Pablo Carreno Busta is the surprise semifinalist of the group, and he will face Alexander Zverev in Friday's opening match at Arthur Ashe Stadium. The semifinal stage is the furthest either of those two players have advanced in a Grand Slam.
Daniil Medvedev and Dominic Thiem have landed spots in the last two Grand Slam finals, but neither broke through against respective opponents Rafael Nadal and Novak Djokovic.
Friday's second scheduled match between the No. 2 and No. 3 seeds may produce the 2020 U.S. Open men's singles winner. Both players were viewed as the top threats to Djokovic before the top seed was disqualified in the fourth round.
U.S. Open Men's Semifinals Information
Start Time: 4 p.m. ET
Live Stream: ESPN.com or ESPN app
No. 20 Pablo Carreno Busta over No. 5 Alexander Zverev
Carreno Busta has a chance to strike early against Zverev and keep that advantage for the rest of the match.
In Zverev's quarterfinal win over Borna Coric, he struggled to find a rhythm in the first set and won just a single game. Zverev was broken twice by Coric and took one of his six second-serve points.
The fifth-seeded German may not have the luxury of rebounding fast from a sluggish start against a player that has experience at the Grand Slam semifinal stage.
Carreno Busta won the first set of his 2017 U.S. Open semifinal against Kevin Anderson. He lost the next three sets, but he should have learned from that experience and will know how to avoid a letdown better over five sets.

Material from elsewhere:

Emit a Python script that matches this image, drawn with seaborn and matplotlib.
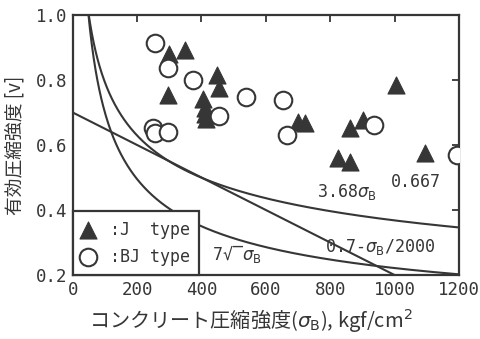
import numpy as np
import pandas as pd
import matplotlib
matplotlib.use("Agg")
import matplotlib.pyplot as plt
from matplotlib.font_manager import FontProperties
import seaborn as sns

# Concrete compressive strength sigma_B (kgf/cm2) and effectiveness factor v
j_fc = [300, 349, 297, 447, 455, 406, 410, 412, 414, 700, 721, 861, 902, 825, 861, 1006, 1094]
j_nu = [0.879, 0.892, 0.754, 0.815, 0.776, 0.740, 0.715, 0.695, 0.680, 0.672, 0.667, 0.651, 0.677,
        0.559, 0.549, 0.785, 0.574]
bj_fc = [256, 297, 375, 540, 454, 250, 255, 297, 654, 666, 936, 1194]
bj_nu = [0.913, 0.836, 0.800, 0.749, 0.690, 0.651, 0.636, 0.641, 0.738, 0.631, 0.662, 0.569]

# Design equations for v
coef_a, expo_a = 3.68, -1.0 / 3.0      # 3.68 * sigma_B^expo
coef_b = 7.0                          # 7 / sqrt(sigma_B)
lin_0, lin_div = 0.7, 2000.0          # 0.7 - sigma_B / 2000

x_ticks = [0, 200, 400, 600, 800, 1000, 1200]
y_ticks = [0.2, 0.4, 0.6, 0.8, 1.0]

sns.set_theme(style="white")
plt.rcParams["font.family"] = ["Noto Sans CJK JP", "DejaVu Sans"]
plt.rcParams["mathtext.fontset"] = "dejavusans"

ink = "#363636"
mono = "DejaVu Sans Mono"

fig = plt.figure(figsize=(4.8, 3.39), dpi=100)
ax = fig.add_axes([0.1515, 0.1888, 0.8045, 0.767])

sig = np.linspace(20, 1200, 600)
sns.lineplot(x=sig, y=coef_a * sig ** expo_a, ax=ax, color=ink, lw=1.5, zorder=2)
sns.lineplot(x=sig, y=coef_b / np.sqrt(sig), ax=ax, color=ink, lw=1.5, zorder=2)
sig_l = np.linspace(0, 1000, 50)
sns.lineplot(x=sig_l, y=lin_0 - sig_l / lin_div, ax=ax, color=ink, lw=1.5, zorder=2)

dj = pd.DataFrame({"fc": j_fc, "nu": j_nu})
dbj = pd.DataFrame({"fc": bj_fc, "nu": bj_nu})
sns.scatterplot(data=dj, x="fc", y="nu", marker="^", s=150, color=ink, edgecolor=ink,
                linewidth=0.8, ax=ax, zorder=3, label=":J  type")
sns.scatterplot(data=dbj, x="fc", y="nu", marker="o", s=160, facecolor="white", edgecolor=ink,
                linewidth=1.5, ax=ax, zorder=3, label=":BJ type")

ax.set_xlim(0, 1200)
ax.set_ylim(0.2, 1.0)
ax.set_xticks(x_ticks)
ax.set_yticks(y_ticks)
ax.set_xticklabels([str(t) for t in x_ticks], fontfamily=mono, fontsize=12.5, color=ink)
ax.set_yticklabels([f"{t:.1f}" for t in y_ticks], fontfamily=mono, fontsize=12.5, color=ink)
ax.tick_params(direction="in", top=True, right=True, length=5, width=1.3, color=ink, pad=4)
for sp in ax.spines.values():
    sp.set_color(ink)
    sp.set_linewidth(1.6)

ax.set_xlabel("コンクリート圧縮強度($\\sigma_\\mathrm{B}$), kgf/cm$^2$", fontsize=14.5, color=ink)
ax.xaxis.set_label_coords(0.462, -0.125)
ax.set_ylabel("有効圧縮強度 [v]", fontsize=13.5, color=ink, labelpad=7)

ax.text(759, 0.44, "3.68$\\sigma_\\mathrm{B}$", fontfamily=mono, fontsize=12, color=ink)
ax.text(990, 0.47, "0.667", fontfamily=mono, fontsize=12, color=ink)
ax.text(784, 0.27, "0.7-$\\sigma_\\mathrm{B}$/2000", fontfamily=mono, fontsize=12, color=ink)
ax.text(432, 0.246, "7√‾$\\sigma_\\mathrm{B}$", fontfamily=mono, fontsize=12, color=ink)

leg = ax.legend(loc="lower left", bbox_to_anchor=(0, 0), borderaxespad=0, frameon=True,
                fancybox=False, framealpha=1, facecolor="white", edgecolor=ink,
                prop=FontProperties(family=mono, size=12), handletextpad=1.0,
                borderpad=0.55, labelspacing=0.55, handlelength=0.7)
leg.get_frame().set_linewidth(1.6)
for t in leg.get_texts():
    t.set_color(ink)

fig.savefig("out.png", dpi=100, facecolor="white")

The 20th-seeded Spaniard displayed his fight in the win over Denis Shapovalov, as he won the second, third and fifth sets to clinch his spot in the final four.
Carreno Busta's fifth-set victory emphasized that, as he rallied back from being shutout in the fourth set to win the match.
Against Shapovalov, Carreno Busta earned 21 break-point opportunities but only converted on five of them. If he finds holes in Zverev's serve and is more effective on break points, Carreno Busta can create advantages for himself throughout the match.
Zverev will not let his opponent win easily, but he will have to improve his service play to land in the final. He put 71 percent of his first serves in play against Coric and won just 41 percent of 41 points on second serve.
If Zverev is not more accurate on serve, Carreno Busta should have the break-point opportunities needed to close out sets and take the match.
No. 3 Daniil Medvedev over No. 2 Dominic Thiem
Medvedev has been the most consistent player in the men's draw.
The 2019 U.S. Open finalist has not lost a set, and even when he looked challenged by Andrey Rublev in the quarterfinal, he shook that off with relative ease.
Medvedev survived three set points in a first-set tiebreak and allowed zero break-point chances to his fellow Russian.
In his last two matches, the third-seeded player has allowed a single break-point chance, which was forced by Frances Tiafoe in the fourth round.
If he remains that effective in service games, Medvedev could find himself in the final as the favorite to win the tournament.
Since losing the third set to Marin Cilic in the third round, Thiem has outscored his opponents 43-18 in seven sets.
Even though he cruised past Alex de Minaur in the quarterfinals, Thiem displayed one weakness that could cost him the match against Medvedev. The 2020 Australian Open finalist won 14 of the 36 points on his second serve.
If Thiem is unable to improve that total, Medvedev could have the window to break and earn a slight advantage in each set.
Medvedev also carries a slight head-to-head advantage over Thiem, as his only win over the Austrian occurred on an outdoor hard court in Canada in 2019. The Russian won that match 6-3, 6-1.
If he remains solid on serve and takes advantage of his chances to break, Medvedev could level his head-to-head record against Thiem and move one step from his first Grand Slam title.